I know that Undefined Behaviour, once it has happened, makes it impossible to think about the code any longer. I am convinced, completely. I even think I should not dig too much into understanding UB: a sane C++ program should not play with UB, Period.
But so as to convince my colleagues and managers about the real danger of it, I try to find a concrete example, with a bug we DO have in the product (about which they think it is not dangerous, at worst it will always crash with an access violation).
My main concern is about calling a virtual member function on dangling pointers to polymorphic class.
When a pointer is deleted, the windows OS will write a few bytes in the header of the heap block, and usually overwrites also the first bytes of the heap block itself. This is its way to keep track of heap blocks, manage them as a linked list... OS stuffs.
Though it's not defined in the C++ standard, polymorphism is implemented using virtual tables, AFAIK. Under windows, the pointer to the virtual table is located in the first bytes of the heap block, given a class that inherits only one base class. (It may be more complex with multi-inheritance, but I will not take this into account. Let's only consider base class A, and several B, C, D inheriting A).
Now let's consider I have a pointer to an A, which was instanciated as a D objects. And that D object has been deleted elsewhere in the code: so the heap block is now a free heap block, and its first bytes has been overwritten, and as a consequence the virtual table pointer is pointing almost at random somewhere in memory, let's say the address 0x01234567
.
When somewhere in the code, we call:
void test(A * pA)
{
# here we do not know that pA is dangling pointer
# that memory address has been deleted by another thread, in another part of the code
pA->SomeVirtualFunction();
}
Am I right telling that:
- the runtime will interpret the memory at address
0x01234567
as if it was a virtual table - if while interpreting falsely this memory address like a vtable, it doesn't go to forbidden memory zone, there will not be any Access Violation
- the misinterpreted virtual table will provide a random address for the virtual function to execute, let's say
0x09876543
- the memory at the random addres
0x09876543
will be interpreted as valid binary code, and EXECUTED for real - this can lead to ANY corruption imaginable
I don't want to be exaggerating, so as to convince. So, is what I'm saying is correct, possible, and likely ?
Your example is a possibility.
However, the situation is much, much worse.

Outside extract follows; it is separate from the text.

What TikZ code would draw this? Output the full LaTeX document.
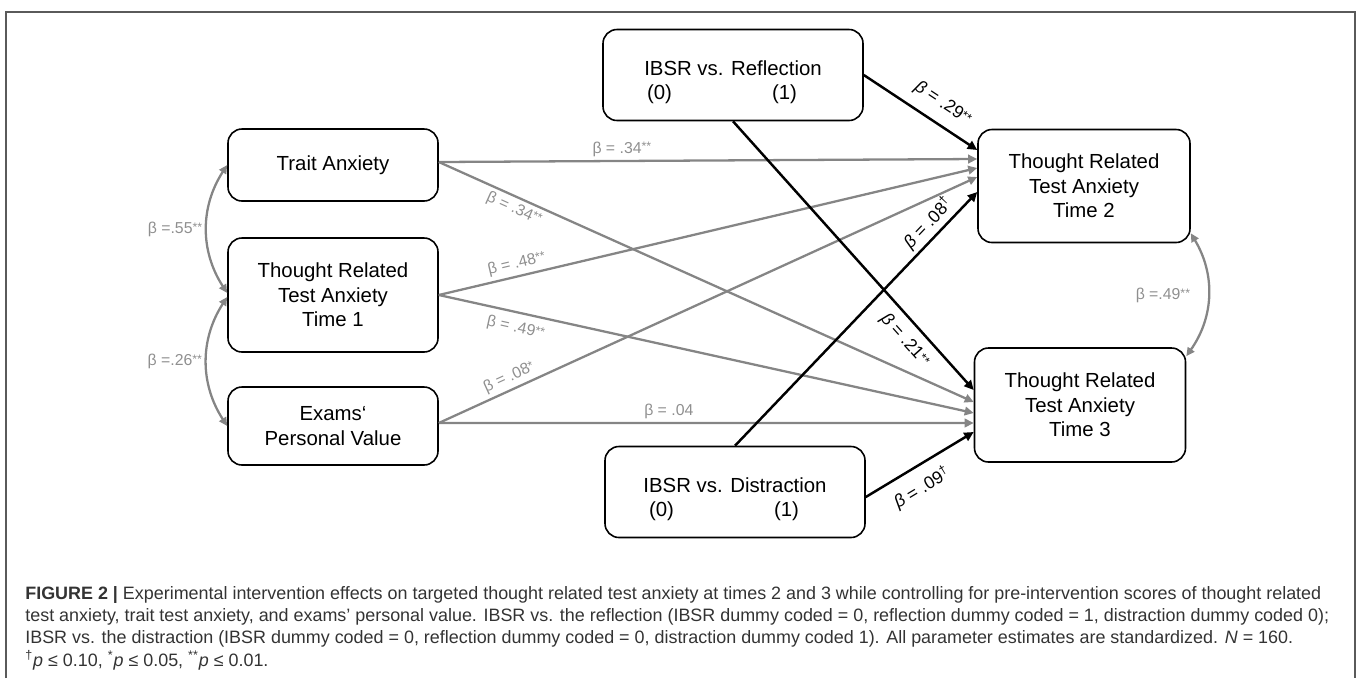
\documentclass[tikz,border=0pt]{standalone}
\usepackage{fontspec}
\setmainfont{Liberation Sans}
\usetikzlibrary{arrows.meta}

\definecolor{pathgray}{HTML}{858585}
\definecolor{labelgray}{HTML}{8F8F8F}
\definecolor{framegray}{HTML}{5A5A5A}
\definecolor{captext}{HTML}{333333}

\newcommand{\sigmark}[1]{\raisebox{0.25ex}{\fontsize{7}{7}\selectfont #1}}

\begin{document}
\begin{tikzpicture}[
        varbox/.style={draw=black, line width=0.9pt, rounded corners=0.28cm, align=center, inner sep=0pt,
            font=\fontsize{11.6}{13.9}\selectfont},
        graypath/.style={draw=pathgray, line width=1.3pt, -{Triangle[length=0.18cm, width=0.17cm]}},
        blackpath/.style={draw=black, line width=1.4pt, -{Triangle[length=0.19cm, width=0.18cm]}},
        corrpath/.style={draw=pathgray, line width=1.3pt,
            {Triangle[length=0.17cm, width=0.16cm]}-{Triangle[length=0.17cm, width=0.16cm]}},
        graylabel/.style={text=labelgray, font=\fontsize{9}{10}\selectfont, inner sep=2pt},
        blacklabel/.style={text=black, font=\fontsize{10}{11}\selectfont, inner sep=2pt}
    ]

        \useasboundingbox (0,0) rectangle (27.14,-13.56);
        \draw[framegray, line width=0.8pt] (0.12,-13.56) -- (0.12,-0.24) -- (27.10,-0.24) -- (27.10,-13.56);

        \node[varbox, minimum width=4.2cm, minimum height=1.44cm] (trait) at (6.66,-3.30) {Trait Anxiety};
        \node[varbox, minimum width=4.2cm, minimum height=2.28cm] (tra1) at (6.66,-5.90) {Thought Related\\Test Anxiety\\Time 1};
        \node[varbox, minimum width=4.2cm, minimum height=1.56cm] (exams) at (6.66,-8.52) {Exams‘\\Personal Value};

        \node[varbox, minimum width=5.2cm, minimum height=1.82cm] (refl) at (14.66,-1.50) {\rule{0pt}{0.58cm}IBSR vs. Reflection\\(0)\hspace{2cm}(1)\hspace*{0.44cm}};
        \node[varbox, minimum width=5.2cm, minimum height=1.82cm] (dist) at (14.70,-9.84) {\rule{0pt}{0.58cm}IBSR vs. Distraction\\(0)\hspace{2cm}(1)\hspace*{0.44cm}};

        \node[varbox, minimum width=4.24cm, minimum height=2.26cm] (tra2) at (21.68,-3.72) {Thought Related\\Test Anxiety\\Time 2};
        \node[varbox, minimum width=4.22cm, minimum height=2.28cm] (tra3) at (21.60,-8.10) {Thought Related\\Test Anxiety\\Time 3};

        \draw[graypath] ([yshift=0.06cm]trait.east) -- node[graylabel, above, pos=0.34] {β = .34\sigmark{**}} ([yshift=0.54cm]tra2.west);
        \draw[graypath] ([yshift=0.06cm]trait.east) -- node[graylabel, sloped, below, pos=0.15] {β = .34\sigmark{**}} ([yshift=0.06cm]tra3.west);
        \draw[graypath] (tra1.east) -- node[graylabel, sloped, above, pos=0.15] {β = .48\sigmark{**}} ([yshift=0.36cm]tra2.west);
        \draw[graypath] (tra1.east) -- node[graylabel, sloped, below=2pt, pos=0.15] {β = .49\sigmark{**}} ([yshift=-0.16cm]tra3.west);
        \draw[graypath] ([yshift=0.06cm]exams.east) -- node[graylabel, sloped, above, pos=0.14] {β = .08\sigmark{*}} ([yshift=0.18cm]tra2.west);
        \draw[graypath] ([yshift=0.06cm]exams.east) -- node[graylabel, above, pos=0.43] {β = .04} ([yshift=-0.36cm]tra3.west);

        \draw[blackpath] (refl.east) -- node[blacklabel, sloped, above=4pt, pos=0.6] {\textit{β} = .29\sigmark{**}} ([yshift=0.72cm]tra2.west);
        \draw[blackpath] (refl.south) -- node[blacklabel, sloped, below=3pt, pos=0.77] {\textit{β} = .21\sigmark{**}} ([yshift=0.30cm]tra3.west);
        \draw[blackpath] (dist.north) -- node[blacklabel, sloped, above, pos=0.84] {\textit{β} = .08\textsuperscript{†}} ([yshift=-0.12cm]tra2.west);
        \draw[blackpath] ([yshift=-0.1cm]dist.east) -- node[blacklabel, sloped, below=4pt, pos=0.42] {\textit{β} = .09\textsuperscript{†}} ([yshift=-0.54cm]tra3.west);

        \draw[corrpath] (trait.west) to[bend right=33] node[graylabel, left] {β =.55\sigmark{**}} ([yshift=0.04cm]tra1.west);
        \draw[corrpath] ([yshift=-0.04cm]tra1.west) to[bend right=33] node[graylabel, left] {β =.26\sigmark{**}} (exams.west);
        \draw[corrpath] ([yshift=0.2cm]tra2.south east) to[bend left=33] node[graylabel, left, xshift=-0.27cm] {β =.49\sigmark{**}} ([yshift=-0.18cm]tra3.north east);

        \node[anchor=north west, align=left, inner sep=0pt, text=captext, font=\fontsize{10.2}{12.7}\selectfont] (caption) at (0.5,-11.72)
            {\textbf{FIGURE 2 |} Experimental intervention effects on targeted thought related test anxiety at times 2 and 3 while controlling for pre-intervention scores of thought related\\
            test anxiety, trait test anxiety, and exams’ personal value. IBSR vs. the reflection (IBSR dummy coded = 0, reflection dummy coded = 1, distraction dummy coded 0);\\
            IBSR vs. the distraction (IBSR dummy coded = 0, reflection dummy coded = 0, distraction dummy coded 1). All parameter estimates are standardized. \textit{N} = 160.\\
            \textsuperscript{†}\textit{p} ≤ 0.10, \textsuperscript{*}\textit{p} ≤ 0.05, \textsuperscript{**}\textit{p} ≤ 0.01.};
    \end{tikzpicture}
\end{document}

If someone is attacking users of your application, then the memory will not contain random data. The attacker will try and likely manage to influence what that data will be. Once that happens, the attacker may be able to determine which code will be executed. And once that happens, unless your application is properly sandboxed (which I bet it is not with that attitude of your co-developers), the attacker may be able to take over the user's computer.
And that's not a hypothetical possibility, but something that has happened and will happen again.